The recent data shows that fossil fuels currently account for 84% of nation's energy demand. Oil still accounts for approximately 40% of nations' energy demand, while coal is the major source of US electricity accounting for around 49% of total US generated electricity. The third member of fossil fuel triad, natural gas, currently supplies around 23% of US energy demand, with many energy experts expecting natural gas share to grow in years to come, especially after the ever-growing shale gas extraction.

These numbers clearly show that fossil fuels are still the most important energy sources in United States, and that renewable energy industry still has plenty work ahead in order to challenge the dominance of fossil fuels.

Hydropower and biomass are currently the most important renewable energy sources in United States, wind is also looking quite good, while solar energy sector is fast developing.

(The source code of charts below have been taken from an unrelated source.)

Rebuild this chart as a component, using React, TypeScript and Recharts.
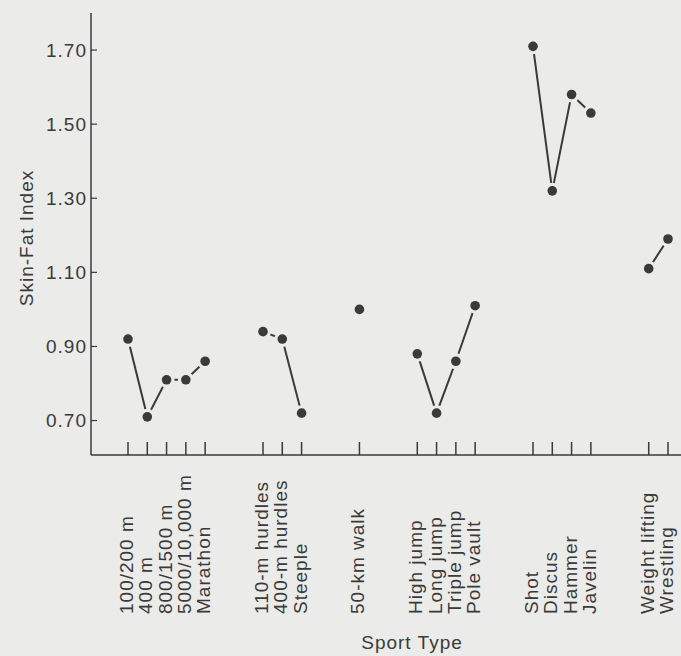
import { Line, LineChart, XAxis, YAxis } from "recharts";

// events grouped the way the figure groups them
const runningEvents = ["100/200 m", "400 m", "800/1500 m", "5000/10,000 m", "Marathon"];
const runningIndex = [0.92, 0.71, 0.81, 0.81, 0.86];

const hurdleEvents = ["110-m hurdles", "400-m hurdles", "Steeple"];
const hurdleIndex = [0.94, 0.92, 0.72];

const walkEvents = ["50-km walk"];
const walkIndex = [1.0];

const jumpEvents = ["High jump", "Long jump", "Triple jump", "Pole vault"];
const jumpIndex = [0.88, 0.72, 0.86, 1.01];

const throwEvents = ["Shot", "Discus", "Hammer", "Javelin"];
const throwIndex = [1.71, 1.32, 1.58, 1.53];

const strengthEvents = ["Weight lifting", "Wrestling"];
const strengthIndex = [1.11, 1.19];

const yTicks = [0.7, 0.9, 1.1, 1.3, 1.5, 1.7];

const groups = [
  [runningEvents, runningIndex],
  [hurdleEvents, hurdleIndex],
  [walkEvents, walkIndex],
  [jumpEvents, jumpIndex],
  [throwEvents, throwIndex],
  [strengthEvents, strengthIndex],
] as [string[], number[]][];

// two empty slots between groups so the line breaks there
const rows: { sport: string; skinFat: number | null }[] = [];
groups.forEach(([names, vals], g) => {
  names.forEach((n, i) => rows.push({ sport: n, skinFat: vals[i] }));
  if (g < groups.length - 1) {
    rows.push({ sport: `gap${g}a`, skinFat: null });
    rows.push({ sport: `gap${g}b`, skinFat: null });
  }
});

const BG = "#ebebe9";
const INK = "#3a3a3a";
const FONT = '"Liberation Sans", Arial, Helvetica, sans-serif';

const SportTick = (props: any) => {
  const { x, y, payload } = props;
  if (!payload || String(payload.value).startsWith("gap")) return <g />;
  const bx = x + 5;
  const by = 614;
  return (
    <g>
      <line x1={x} y1={y} x2={x} y2={y - 13} stroke={INK} strokeWidth={1.5} />
      <text
        x={bx}
        y={by}
        transform={`rotate(-90 ${bx} ${by})`}
        textAnchor="start"
        fill={INK}
        fontSize={19}
        letterSpacing={1}
        fontFamily={FONT}
      >
        {payload.value}
      </text>
    </g>
  );
};

const IndexTick = (props: any) => {
  const { x, y, payload } = props;
  return (
    <g>
      <line x1={x} y1={y} x2={x + 6} y2={y} stroke={INK} strokeWidth={1.2} />
      <text
        x={x - 4}
        y={y}
        dy="0.35em"
        textAnchor="end"
        fill={INK}
        fontSize={19}
        letterSpacing={1}
        fontFamily={FONT}
      >
        {Number(payload.value).toFixed(2)}
      </text>
    </g>
  );
};

const HaloDot = (props: any) => {
  const { cx, cy, index, value } = props;
  if (cx == null || cy == null || value == null) return <g key={`d${index}`} />;
  return (
    <g key={`d${index}`}>
      <circle cx={cx} cy={cy} r={8} fill={BG} />
      <circle cx={cx} cy={cy} r={4.8} fill={INK} />
    </g>
  );
};

export default function App() {
  return (
    <div style={{ position: "absolute", left: 0, top: 0, width: 681, height: 656, background: BG }}>
      <LineChart width={681} height={656} data={rows} margin={{ top: 13, right: 0, bottom: 0, left: 0 }}>
        <XAxis
          dataKey="sport"
          padding={{ left: 37, right: 13 }}
          interval={0}
          height={201}
          tickSize={0}
          tickMargin={0}
          tickLine={false}
          tick={<SportTick />}
          axisLine={{ stroke: INK, strokeWidth: 1.5 }}
        />
        <YAxis
          type="number"
          domain={[0.607, 1.8]}
          allowDataOverflow
          ticks={yTicks}
          interval={0}
          width={91}
          tickSize={0}
          tickMargin={0}
          tickLine={false}
          tick={<IndexTick />}
          axisLine={{ stroke: INK, strokeWidth: 1.5 }}
        />
        <Line
          type="linear"
          dataKey="skinFat"
          stroke={INK}
          strokeWidth={2}
          connectNulls={false}
          dot={<HaloDot />}
          activeDot={false}
          isAnimationActive={false}
        />
      </LineChart>
      <div
        style={{
          position: "absolute",
          left: 27,
          top: 238,
          transform: "translate(-50%, -50%) rotate(-90deg)",
          whiteSpace: "nowrap",
          fontFamily: FONT,
          fontSize: 19,
          letterSpacing: 1,
          color: INK,
        }}
      >
        Skin-Fat Index
      </div>
      <div
        style={{
          position: "absolute",
          left: 412,
          top: 643,
          transform: "translate(-50%, -50%)",
          whiteSpace: "nowrap",
          fontFamily: FONT,
          fontSize: 19,
          letterSpacing: 1,
          color: INK,
        }}
      >
        Sport Type
      </div>
    </div>
  );
}
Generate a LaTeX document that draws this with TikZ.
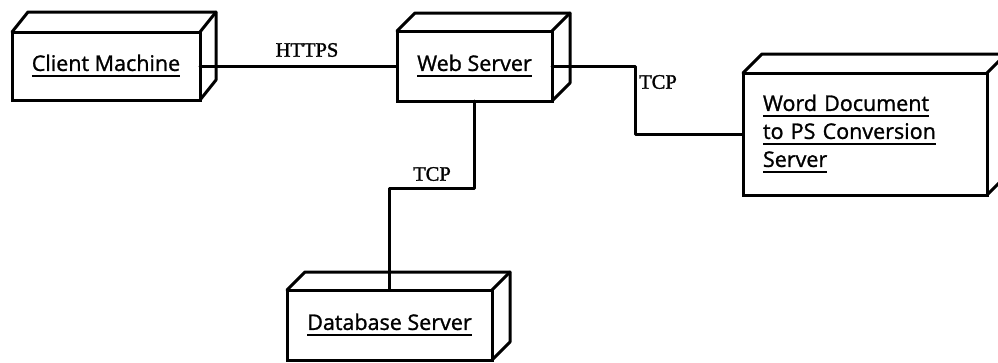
\documentclass[tikz,border=0pt]{standalone}
\usepackage{fontspec}
\setmainfont[FakeBold=1.5]{Liberation Serif}
\newfontfamily\boxfont[FakeBold=1.2]{Open Sans}
\newcommand\myul[1]{\leavevmode\setbox0\hbox{#1}\rlap{\rule[-6.5pt]{\wd0}{2pt}}\box0}
\newcommand\depthfaces[3]{%
  \draw[edge] (#1.north west) -- ++(#2,-#3) -- ([shift={(#2,-#3)}]#1.north east) -- ([shift={(#2,-#3)}]#1.south east) -- (#1.south east);
  \draw[edge] (#1.north east) -- ++(#2,-#3);}
\tikzset{
  edge/.style={line width=3pt, line join=round, line cap=round},
  front/.style={draw, line width=3pt, outer sep=0pt, inner sep=0pt, font={\boxfont\fontsize{21.5}{28}\selectfont}},
  proto/.style={font={\fontsize{20.5}{24}\selectfont}, inner sep=0pt}
}
\begin{document}
\begin{tikzpicture}[x=1pt,y=-1pt]
\useasboundingbox (0,0) rectangle (998,362);
\node[front, minimum width=188, minimum height=68] (cm) at (106,66) {\myul{Client Machine}};
\node[front, minimum width=155, minimum height=70] (ws) at (474.5,66) {\myul{Web Server}};
\node[front, minimum width=244, minimum height=122, text width=204, align=left] (wd) at (865,134)
  {\myul{Word Document}\\\myul{to PS Conversion}\\\myul{Server}};
\node[front, minimum width=205, minimum height=70] (db) at (389.5,325) {\myul{Database Server}};
\depthfaces{cm}{16}{20}
\depthfaces{ws}{18}{18}
\depthfaces{wd}{19}{19}
\depthfaces{db}{18}{18}
\coordinate (bendr) at (635,0);
\coordinate (bendd) at (0,188);
\draw[edge] (cm.east) -- (ws.west);
\draw[edge] (ws.east) -- (ws.east -| bendr) |- (wd.west);
\draw[edge] (ws.south) -- (ws.south |- bendd) -| (db.north);
\node[proto] (lhttps) at (307,50) {HTTPS};
\node[proto, anchor=west] (ltcp1) at (639,82) {TCP};
\node[proto] (ltcp2) at (432,174) {TCP};
\end{tikzpicture}
\end{document}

Hydropower currently satisfies around 7% and biomass around 4% of nation's energy demand. In the period from 2000-2010 wind power was the fastest growing renewable energy source in United States, and nation has even set a goal of achieving 20% of electricity coming from wind by 2020. If U.S. really wants to achieve this goal it will have to put a lot more emphasis to offshore wind energy.

The much talked about solar power is more making headlines in media instead of actually having significant impact in nation's energy use. Many Americans believe in solar power as the best possible renewable energy option but despite the huge popularity solar power currently satisfies less than one percent of nation's energy demand. This is mostly because solar panels are still relatively expensive, and somewhat inefficient compared to efficiency of fossil fuels.

US is global leader in installed geothermal capacity but this doesn't mean much when it comes to energy use because geothermal energy currently meets less than 1% of nation's energy needs, which is way too little given the geothermal potential of some US states such as California and Nevada.

Given the current situation it is logical to expect that fossil fuels will continue their dominance when it comes to nation's energy use simply because renewable energy needs time to develop desired efficiency and costs. Without reaching competitiveness in terms of efficiency and costs renewable energy cannot seriously challenge fossil fuels, even with the strong federal and local support.